Rider: Child Drove MTA Train


boy-driving-trainA subway rider says he got the shock of his life when he peered into the cab and saw a kid behind the controls alongside the driver. “I saw him driving. He couldn’t have been more than 8 or 9,” said Jules Cattie, 41. “That has to be the craziest thing I’ve ever seen.” Cattie, a lawyer who lives on the East Side, said he spotted the child after he got into the front car of a Lexington Ave. express train Sunday. “I was just in shock,” he said. “I thought, ‘This is really dangerous.'”The Metropolitan Transportation Authority yesterday said it has launched “a vigorous and thorough investigation” into the charge.

It would be a blatant violation of work rules if the allegation were true.

“The rule is quite clear – train operators are not allowed to have anyone else with them,” spokesman Paul Fleuranges said. “It’s a hard-and-fast rule.”

The MTA inspector general has also been notified.

Cattie said he knew something was wrong seconds after he got on the uptown train at Fulton St. when he heard the female train operator talking to someone.

“It’s green, speed up,” he recalled her saying. “Yellow, slow down.”

Cattie assumed she was teaching a new MTA worker the ropes.

When the train stopped at 14th St., he was stunned to see a boy emerge from the driver’s compartment.

The kid announced in an official tone to the riders: “We’re being held because of train traffic,” prompting nervous chuckles from riders in the crowded car.

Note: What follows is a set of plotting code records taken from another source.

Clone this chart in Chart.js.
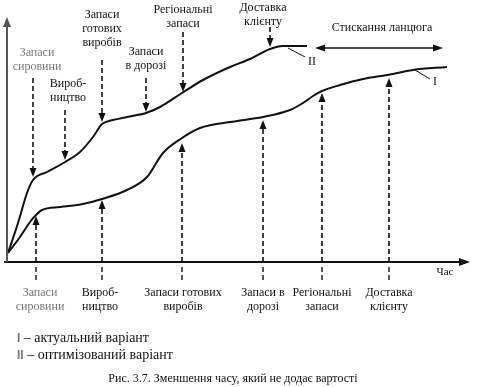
<!DOCTYPE html>
<html lang="uk">
<head>
<meta charset="utf-8">
<title>Зменшення часу, який не додає вартості</title>
<script src="https://cdn.jsdelivr.net/npm/chart.js@4.4.0/dist/chart.umd.min.js"></script>
<style>
  html, body { margin: 0; padding: 0; background: #fff; }
  #wrap { position: relative; width: 478px; height: 387px; overflow: hidden; }
  #chart { position: absolute; left: 0; top: 0; }
  .legend-line {
    position: absolute; left: 17px; white-space: nowrap;
    font-family: "Liberation Serif", "Times New Roman", serif; font-size: 14px; line-height: 16px; color: #111;
  }
  .legend-line .num { color: #777; font-family: "Liberation Sans", Arial, sans-serif; font-weight: bold; font-size: 12px; }
  #caption {
    position: absolute; left: 0; top: 370px; width: 466px; text-align: center;
    font-family: "Liberation Serif", "Times New Roman", serif; font-size: 12px; line-height: 16px; color: #111;
  }
</style>
</head>
<body>
<div id="wrap">
  <canvas id="chart" width="478" height="387"></canvas>
  <div class="legend-line" style="top:330px"><span class="num">I</span> – актуальний варіант</div>
  <div class="legend-line" style="top:347px"><span class="num">II</span> – оптимізований варіант</div>
  <div id="caption">Рис. 3.7. Зменшення часу, який не додає вартості</div>
</div>
<script>
"use strict";

// ── Curve I (actual variant) ───────────────────────────────────────────────
const timeI  = [1, 13, 23, 29, 35, 53, 76, 95, 120, 140, 156, 175, 193, 223, 256, 283, 296, 306, 315, 333, 356, 380, 406, 440];
const valueI = [9, 25, 40, 47, 52, 55, 58, 63, 72, 85, 109, 124, 134, 140, 145, 152, 159, 166, 171, 177, 183, 187, 192, 195];

// ── Curve II (optimised variant) ───────────────────────────────────────────
const timeII  = [1, 11, 20, 26, 40, 58, 73, 86, 95, 106, 120, 139, 153, 175, 196, 223, 243, 263, 276, 300];
const valueII = [9, 39, 69, 82, 90, 100, 110, 125, 138, 142, 145, 149, 155, 169, 182, 195, 203, 213, 216, 216];

// ── Stages above curve II ──────────────────────────────────────────────────
const topLabels    = [["Запаси", "сировини"], ["Вироб-", "ництво"], ["Запаси", "готових", "виробів"],
                      ["Запаси", "в дорозі"], ["Регіональні", "запаси"], ["Доставка", "клієнту"]];
const topLabelX    = [30, 61, 95, 139, 176, 256];
const topLabelY    = [209, 178, 247, 210, 252, 254];
const topArrowX    = [26, 58, 95, 139, 176, 263];
const topArrowFrom = [184, 152, 202, 184, 230, 235];
const topArrowTip  = [85, 102, 140, 150, 170, 215];

// ── Stages below curve I ───────────────────────────────────────────────────
const bottomLabels   = [["Запаси", "сировини"], ["Вироб-", "ництво"], ["Запаси готових", "виробів"],
                        ["Запаси в", "дорозі"], ["Регіональні", "запаси"], ["Доставка", "клієнту"]];
const bottomLabelX   = [33, 93, 176, 256, 315, 382];
const bottomArrowX   = [29, 95, 175, 256, 315, 382];
const bottomArrowTip = [46, 62, 119, 142, 169, 184];

// ── Chain compression span ─────────────────────────────────────────────────
const squeezeFrom = 308, squeezeTo = 436, squeezeLevel = 214;

const SERIF = "'Liberation Serif', 'Times New Roman', serif";
const INK = "#111";

function arrowHead(ctx, x, y, dx, dy, len = 9, half = 3.5) {
  const n = Math.hypot(dx, dy);
  const ux = dx / n, uy = dy / n;
  ctx.beginPath();
  ctx.moveTo(x, y);
  ctx.lineTo(x - ux * len - uy * half, y - uy * len + ux * half);
  ctx.lineTo(x - ux * len + uy * half, y - uy * len - ux * half);
  ctx.closePath();
  ctx.fill();
}

function dashedArrow(ctx, x, y0, y1) {
  const dir = Math.sign(y1 - y0);
  ctx.save();
  ctx.setLineDash([5, 3]);
  ctx.lineWidth = 1.6;
  ctx.beginPath();
  ctx.moveTo(x, y0);
  ctx.lineTo(x, y1 - dir * 7);
  ctx.stroke();
  ctx.restore();
  arrowHead(ctx, x, y1, 0, dir);
}

function textBlock(ctx, lines, px, py, step = 14) {
  lines.forEach((t, i) => ctx.fillText(t, px, py + i * step));
}

// ── Diagram annotations plugin ─────────────────────────────────────────────
const diagramPlugin = {
  id: "diagram",
  afterDraw(chart) {
    const { ctx, scales: { x, y } } = chart;
    ctx.save();
    ctx.strokeStyle = INK;
    ctx.fillStyle = INK;

    // axes
    const x0 = x.getPixelForValue(0), y0 = y.getPixelForValue(0);
    ctx.lineWidth = 2;
    ctx.beginPath();
    ctx.moveTo(x.getPixelForValue(-3), y0);
    ctx.lineTo(x.getPixelForValue(455), y0);
    ctx.stroke();
    arrowHead(ctx, x.getPixelForValue(463), y0, 1, 0, 11, 4);
    ctx.strokeStyle = "#555";
    ctx.fillStyle = "#555";
    ctx.beginPath();
    ctx.moveTo(x0, y0);
    ctx.lineTo(x0, y.getPixelForValue(236));
    ctx.stroke();
    arrowHead(ctx, x0, y.getPixelForValue(245), 0, -1, 10, 4);
    ctx.strokeStyle = INK;
    ctx.fillStyle = INK;

    // top stages
    ctx.font = `12px ${SERIF}`;
    ctx.textAlign = "center";
    ctx.textBaseline = "middle";
    topLabels.forEach((lines, i) => {
      ctx.fillStyle = i === 0 ? "#777" : INK;
      textBlock(ctx, lines, x.getPixelForValue(topLabelX[i]), y.getPixelForValue(topLabelY[i]));
      ctx.fillStyle = INK;
      dashedArrow(ctx, x.getPixelForValue(topArrowX[i]),
        y.getPixelForValue(topArrowFrom[i]), y.getPixelForValue(topArrowTip[i]));
    });

    // bottom stages
    bottomLabels.forEach((lines, i) => {
      const px = x.getPixelForValue(bottomArrowX[i]);
      dashedArrow(ctx, px, y0, y.getPixelForValue(bottomArrowTip[i]));
      ctx.save();
      ctx.setLineDash([5, 3]);
      ctx.lineWidth = 1.4;
      ctx.beginPath();
      ctx.moveTo(px, y.getPixelForValue(-5));
      ctx.lineTo(px, y.getPixelForValue(-21));
      ctx.stroke();
      ctx.restore();
      ctx.fillStyle = i === 0 ? "#777" : INK;
      textBlock(ctx, lines, x.getPixelForValue(bottomLabelX[i]), y.getPixelForValue(-31));
      ctx.fillStyle = INK;
    });

    // time label
    ctx.font = `11px ${SERIF}`;
    ctx.fillText("Час", x.getPixelForValue(438), y.getPixelForValue(-10));

    // chain compression
    const sy = y.getPixelForValue(squeezeLevel);
    const sa = x.getPixelForValue(squeezeFrom), sb = x.getPixelForValue(squeezeTo);
    ctx.lineWidth = 1.5;
    ctx.beginPath();
    ctx.moveTo(sa + 8, sy);
    ctx.lineTo(sb - 8, sy);
    ctx.stroke();
    arrowHead(ctx, sa, sy, -1, 0, 10, 3.5);
    arrowHead(ctx, sb, sy, 1, 0, 10, 3.5);
    ctx.font = `12px ${SERIF}`;
    ctx.fillText("Стискання ланцюга", (sa + sb) / 2 + 3, y.getPixelForValue(234));

    // curve markers
    ctx.lineWidth = 1;
    ctx.beginPath();
    ctx.moveTo(x.getPixelForValue(281), y.getPixelForValue(214));
    ctx.lineTo(x.getPixelForValue(298), y.getPixelForValue(205));
    ctx.moveTo(x.getPixelForValue(408), y.getPixelForValue(192));
    ctx.lineTo(x.getPixelForValue(423), y.getPixelForValue(183));
    ctx.stroke();
    ctx.font = `12px ${SERIF}`;
    ctx.fillText("II", x.getPixelForValue(305), y.getPixelForValue(200));
    ctx.fillText("I", x.getPixelForValue(428), y.getPixelForValue(180));

    ctx.restore();
  },
};

function curve(ts, vs) {
  return {
    data: ts.map((t, i) => ({ x: t, y: vs[i] })),
    borderColor: INK,
    borderWidth: 2,
    pointRadius: 0,
    fill: false,
    cubicInterpolationMode: "monotone",
  };
}

new Chart(document.getElementById("chart").getContext("2d"), {
  type: "line",
  data: { datasets: [curve(timeI, valueI), curve(timeII, valueII)] },
  options: {
    responsive: false,
    animation: false,
    layout: { padding: { left: 7, right: 8, top: 0, bottom: 125 } },
    plugins: { legend: { display: false }, tooltip: { enabled: false } },
    scales: {
      x: { type: "linear", display: false, min: 0, max: 463 },
      y: { display: false, min: 0, max: 262 },
    },
  },
  plugins: [diagramPlugin],
});
</script>
</body>
</html>
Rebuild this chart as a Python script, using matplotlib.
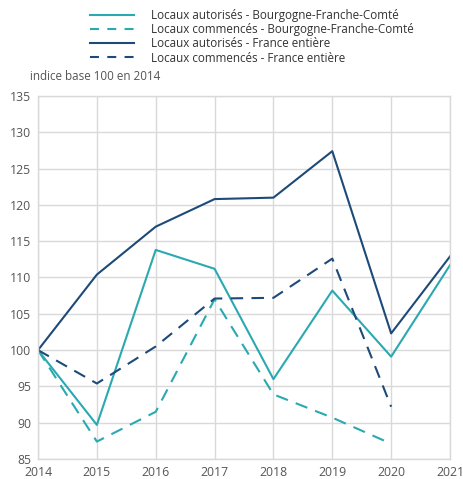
import matplotlib
matplotlib.use("Agg")
import matplotlib.pyplot as plt
from matplotlib.lines import Line2D

years = [2014, 2015, 2016, 2017, 2018, 2019, 2020, 2021]
bfc_autorises = [100, 89.7, 113.8, 111.2, 96.0, 108.2, 99.1, 111.7]
bfc_commences = [100, 87.4, 91.5, 107.0, 93.9, 90.7, 87.1]
fr_autorises = [100, 110.4, 117.0, 120.8, 121.0, 127.4, 102.3, 112.9]
fr_commences = [100, 95.4, 100.5, 107.1, 107.2, 112.6, 92.2]

labels = [
    "Locaux autorisés - Bourgogne-Franche-Comté",
    "Locaux commencés - Bourgogne-Franche-Comté",
    "Locaux autorisés - France entière",
    "Locaux commencés - France entière",
]
yticks = [85, 90, 95, 100, 105, 110, 115, 120, 125, 130, 135]

teal = "#2aa9b0"
navy = "#1e4a78"
txt = "#555555"
grid = "#d9d9d9"

plt.rcParams['font.family'] = ['Open Sans', 'DejaVu Sans']

fig = plt.figure(figsize=(4.63, 4.79), dpi=100)
ax = fig.add_axes([38/463, 1-459/479, (450-38)/463, (459-96)/479])

lw = 1.5
dash = (6, 4)
ax.plot(years, bfc_autorises, color=teal, lw=lw)
ax.plot(years[:len(bfc_commences)], bfc_commences, color=teal, lw=lw, dashes=dash)
ax.plot(years, fr_autorises, color=navy, lw=lw)
ax.plot(years[:len(fr_commences)], fr_commences, color=navy, lw=lw, dashes=dash)

ax.set_xlim(2014, 2021)
ax.set_ylim(85, 135)
ax.set_xticks(years)
ax.set_yticks(yticks)
ax.grid(True, color=grid, lw=1)
ax.set_axisbelow(True)
for s in ax.spines.values():
    s.set_color(grid)
    s.set_linewidth(1)
ax.tick_params(length=0, colors=txt, labelsize=8.8, pad=5)

fig.text(30/463, 1-77/479, "indice base 100 en 2014", color=txt, fontsize=8.4, va="center", ha="left")

leg_dash = (4.3, 4.0)
handles = [
    Line2D([], [], color=teal, lw=lw),
    Line2D([], [], color=teal, lw=lw, dashes=leg_dash),
    Line2D([], [], color=navy, lw=lw),
    Line2D([], [], color=navy, lw=lw, dashes=leg_dash),
]
leg = fig.legend(handles, labels, loc="upper left", bbox_to_anchor=(90/463, 1-9/479),
                 frameon=False, fontsize=8.4, handlelength=3.75, handletextpad=1.45,
                 labelspacing=0.1, borderaxespad=0, borderpad=0)
for t in leg.get_texts():
    t.set_color("#333333")

fig.savefig("out.png", dpi=100)
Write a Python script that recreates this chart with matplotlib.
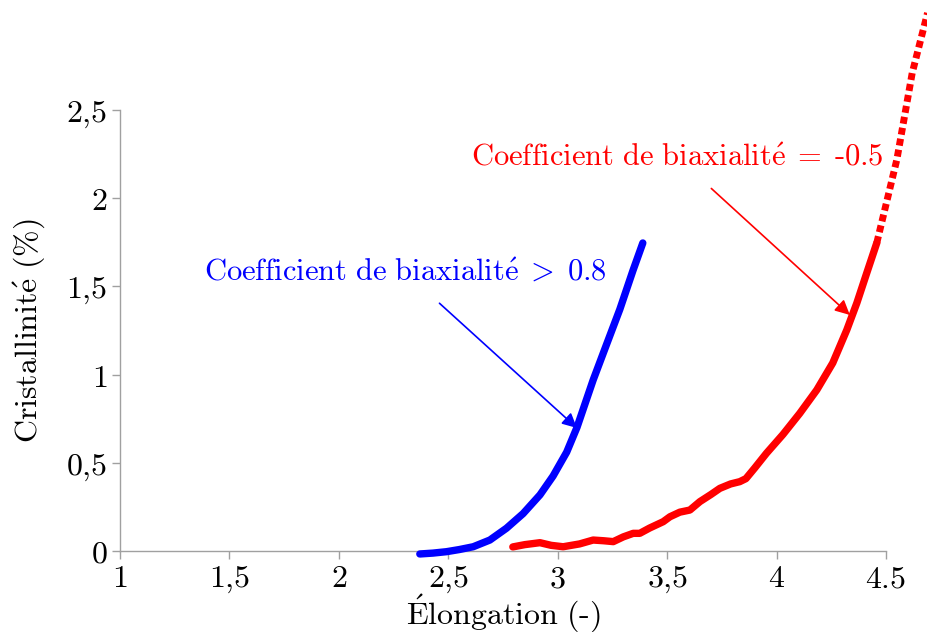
import matplotlib
matplotlib.use("Agg")
import matplotlib.pyplot as plt

plt.rcParams['mathtext.fontset'] = 'cm'
plt.rcParams['font.family'] = ['DejaVu Serif']

# Data
blue_x = [2.370, 2.430, 2.492, 2.550, 2.614, 2.690, 2.766, 2.842, 2.919, 2.979, 3.041, 3.088,
          3.132, 3.162, 3.223, 3.284, 3.344, 3.389]
blue_y = [-0.017, -0.012, -0.004, 0.008, 0.024, 0.062, 0.129, 0.212, 0.318, 0.425, 0.560, 0.700,
          0.860, 0.969, 1.170, 1.370, 1.590, 1.746]

red_x = [2.795, 2.850, 2.919, 2.970, 3.025, 3.100, 3.162, 3.210, 3.254, 3.300, 3.345, 3.375, 3.420,
         3.482, 3.513, 3.558, 3.604, 3.650, 3.700, 3.741, 3.790, 3.832, 3.860, 3.900, 3.954, 4.029,
         4.106, 4.184, 4.257, 4.321, 4.367, 4.412, 4.458]
red_y = [0.023, 0.036, 0.047, 0.032, 0.024, 0.040, 0.062, 0.058, 0.053, 0.080, 0.100, 0.100, 0.130,
         0.166, 0.194, 0.220, 0.232, 0.280, 0.320, 0.355, 0.380, 0.393, 0.410, 0.470, 0.554, 0.660,
         0.780, 0.913, 1.066, 1.253, 1.406, 1.575, 1.746]

red_ext_x = [4.458, 4.550, 4.620, 4.690]
red_ext_y = [1.746, 2.220, 2.710, 3.050]

xticks = [1, 1.5, 2, 2.5, 3, 3.5, 4, 4.5]
xticklabels = ["1", "1,5", "2", "2,5", "3", "3,5", "4", "4.5"]
yticks = [0, 0.5, 1, 1.5, 2, 2.5]
yticklabels = ["0", "0,5", "1", "1,5", "2", "2,5"]


def mt(s):
    return "$" + s.replace(",", "{,}") + "$"


FS = 23
FA = 22
fig = plt.figure(figsize=(9.28, 6.32), dpi=100)
ax = fig.add_axes([0.1293, 0.1282, 0.9547 - 0.1293, 0.826 - 0.1282])

ax.plot(blue_x, blue_y, color='#0000ff', lw=5.3, solid_capstyle='round', solid_joinstyle='round',
        clip_on=False, zorder=3)
ax.plot(red_x, red_y, color='#ff0000', lw=5.3, solid_capstyle='round', solid_joinstyle='round',
        clip_on=False, zorder=3)
ax.plot(red_ext_x, red_ext_y, color='#ff0000', lw=5.0, linestyle=(0, (1.0, 0.6)), dash_capstyle='butt',
        clip_on=False, zorder=3)

ax.set_xlim(1, 4.5)
ax.set_ylim(0, 2.5)
ax.set_xticks(xticks)
ax.set_xticklabels([mt(t) for t in xticklabels])
ax.set_yticks(yticks)
ax.set_yticklabels([mt(t) for t in yticklabels])

for s in ['top', 'right']:
    ax.spines[s].set_visible(False)
for s in ['left', 'bottom']:
    ax.spines[s].set_color('#a0a0a0')
    ax.spines[s].set_linewidth(1.0)
ax.tick_params(axis='both', colors='#a0a0a0', labelcolor='black', labelsize=FS, length=6, width=1.0, pad=3)

ax.set_xlabel(r"$\mathrm{\acute{E}longation\ (\text{-})}$", fontsize=FS)
ax.xaxis.set_label_coords(0.5, -0.094)
ax.set_ylabel(r"$\mathrm{Cristallinit\acute{e}\ (\%)}$", fontsize=FS, labelpad=14)

ax.annotate(r"$\mathrm{Coefficient\ de\ biaxialit\acute{e}}\;>\;0.8$",
            xy=(3.088, 0.697), xytext=(2.302, 1.582), color='#0000ff', fontsize=FA,
            ha='center', va='center',
            arrowprops=dict(arrowstyle='-|>', color='#0000ff', lw=1.2, mutation_scale=22,
                            shrinkA=14, shrinkB=0))

ax.annotate(r"$\mathrm{Coefficient\ de\ biaxialit\acute{e}}\;=\;\text{-}0.5$",
            xy=(4.335, 1.338), xytext=(3.545, 2.233), color='#ff0000', fontsize=FA,
            ha='center', va='center', annotation_clip=False,
            arrowprops=dict(arrowstyle='-|>', color='#ff0000', lw=1.2, mutation_scale=22,
                            shrinkA=14, shrinkB=0))

fig.savefig("out.png", dpi=100)
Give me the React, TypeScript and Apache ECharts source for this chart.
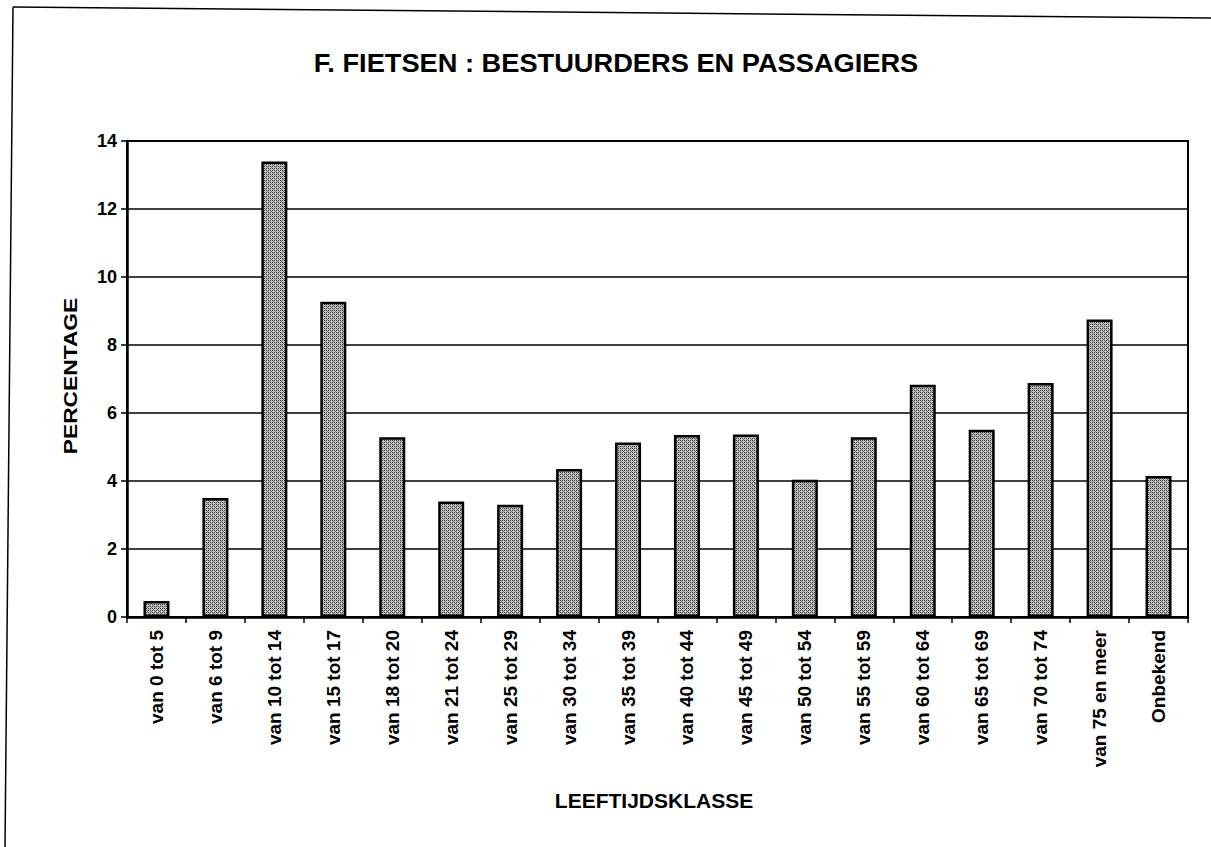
import React, { useEffect, useRef } from "react";
import * as echarts from "echarts";

const categories = [
  "van 0 tot 5", "van 6 tot 9", "van 10 tot 14", "van 15 tot 17", "van 18 tot 20",
  "van 21 tot 24", "van 25 tot 29", "van 30 tot 34", "van 35 tot 39", "van 40 tot 44",
  "van 45 tot 49", "van 50 tot 54", "van 55 tot 59", "van 60 tot 64", "van 65 tot 69",
  "van 70 tot 74", "van 75 en meer", "Onbekend",
];
const percentages = [
  0.47, 3.5, 13.4, 9.27, 5.29, 3.4, 3.3, 4.35, 5.13, 5.35, 5.37, 4.04, 5.29, 6.83, 5.51, 6.88, 8.75, 4.15,
];
const yTicks = { min: 0, max: 14, interval: 2 };
const titleText = "F. FIETSEN : BESTUURDERS EN PASSAGIERS";
const xName = "LEEFTIJDSKLASSE";
const yName = "PERCENTAGE";

function makePattern(): HTMLCanvasElement {
  const c = document.createElement("canvas");
  c.width = 4;
  c.height = 4;
  const ctx = c.getContext("2d")!;
  ctx.fillStyle = "#c4c4c4";
  ctx.fillRect(0, 0, 4, 4);
  ctx.fillStyle = "#3a3a3a";
  ctx.fillRect(0, 0, 1, 1);
  ctx.fillRect(2, 2, 1, 1);
  ctx.fillRect(2, 0, 1, 1);
  ctx.fillRect(0, 2, 1, 1);
  ctx.fillStyle = "#777777";
  ctx.fillRect(1, 1, 1, 1);
  ctx.fillRect(3, 3, 1, 1);
  return c;
}

export default function App() {
  const ref = useRef<HTMLDivElement>(null);
  useEffect(() => {
    if (!ref.current) return;
    const chart = echarts.init(ref.current, undefined, { renderer: "svg" });
    const font = "'Liberation Sans', Arial, sans-serif";
    chart.setOption({
      animation: false,
      backgroundColor: "#ffffff",
      textStyle: { fontFamily: font, color: "#000" },
      graphic: [
        {
          type: "line",
          shape: { x1: 13, y1: 7, x2: 1211, y2: 18 },
          style: { stroke: "#000", lineWidth: 1.5 },
          silent: true,
        },
        {
          type: "line",
          shape: { x1: 13, y1: 7, x2: 5, y2: 847 },
          style: { stroke: "#000", lineWidth: 1.5 },
          silent: true,
        },
        {
          type: "text",
          x: 616,
          y: 63,
          scaleX: 1.09,
          style: {
            text: titleText,
            fontFamily: font,
            fontSize: 25,
            fontWeight: "bold",
            fill: "#000",
            align: "center",
            verticalAlign: "middle",
          },
        },
        {
          type: "text",
          x: 70,
          y: 376,
          rotation: Math.PI / 2,
          scaleX: 1.2,
          style: {
            text: yName,
            fontFamily: font,
            fontSize: 19,
            fontWeight: "bold",
            fill: "#000",
            align: "center",
            verticalAlign: "middle",
          },
        },
        {
          type: "text",
          x: 654,
          y: 800,
          style: {
            text: xName,
            fontFamily: font,
            fontSize: 21,
            fontWeight: "bold",
            fill: "#000",
            align: "center",
            verticalAlign: "middle",
          },
        },
      ],
      grid: {
        left: 127,
        right: 23,
        top: 141,
        bottom: 230,
        show: true,
        borderColor: "#000",
        borderWidth: 2,
        backgroundColor: "transparent",
      },
      xAxis: {
        type: "category",
        data: categories,
        boundaryGap: true,
        axisLine: { show: true, lineStyle: { color: "#000", width: 2.5 } },
        axisTick: { show: true, alignWithLabel: false, length: 6, lineStyle: { color: "#000", width: 1.5 } },
        axisLabel: {
          rotate: 90,
          interval: 0,
          margin: 13,
          fontFamily: font,
          fontSize: 19,
          fontWeight: "bold",
          color: "#000",
        },
      },
      yAxis: {
        type: "value",
        min: yTicks.min,
        max: yTicks.max,
        interval: yTicks.interval,
        axisLine: { show: true, lineStyle: { color: "#000", width: 2.5 } },
        axisTick: { show: true, inside: false, length: 6, lineStyle: { color: "#000", width: 1.5 } },
        axisLabel: { fontFamily: font, fontSize: 18, fontWeight: "bold", color: "#000", margin: 10 },
        splitLine: { show: true, lineStyle: { color: "#000", width: 1.5 } },
      },
      series: [
        {
          type: "bar",
          data: percentages,
          barWidth: 26,
          itemStyle: {
            color: { image: makePattern(), repeat: "repeat" },
            borderColor: "#000",
            borderWidth: 2.5,
          },
        },
      ],
    });
    return () => chart.dispose();
  }, []);
  return (
    <div
      ref={ref}
      style={{ position: "absolute", left: 0, top: 0, width: 1211, height: 847 }}
    />
  );
}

Cattie decided to get a closer look and put his face up against the glass.

It looked like an MTA train operator was giving her son a turn behind the controls, he said.

“The kid was standing there with a female conductor behind him. A little, little kid standing there,” he said.

Cattie put his cell phone up to the window and snapped a picture before getting off the train at E. 42nd St.

Seeing a kid behind the wheel was disturbing to Cattie, especially after last month’s deadly subway train crash in Washington.

“It’s very scary in this day and age,” he said.

Fleuranges said it would take until at least today to identify the driver because of weekend shift changes.

He vowed she would be pulled off duty immediately if a probe confirmed Cattie’s claims.

Just 10 days ago, a Long Island Rail Road engineer was suspended without pay for letting a passenger drive the train.

“The last thing you want is the train operator to be distracted for any reason,” Fleuranges said.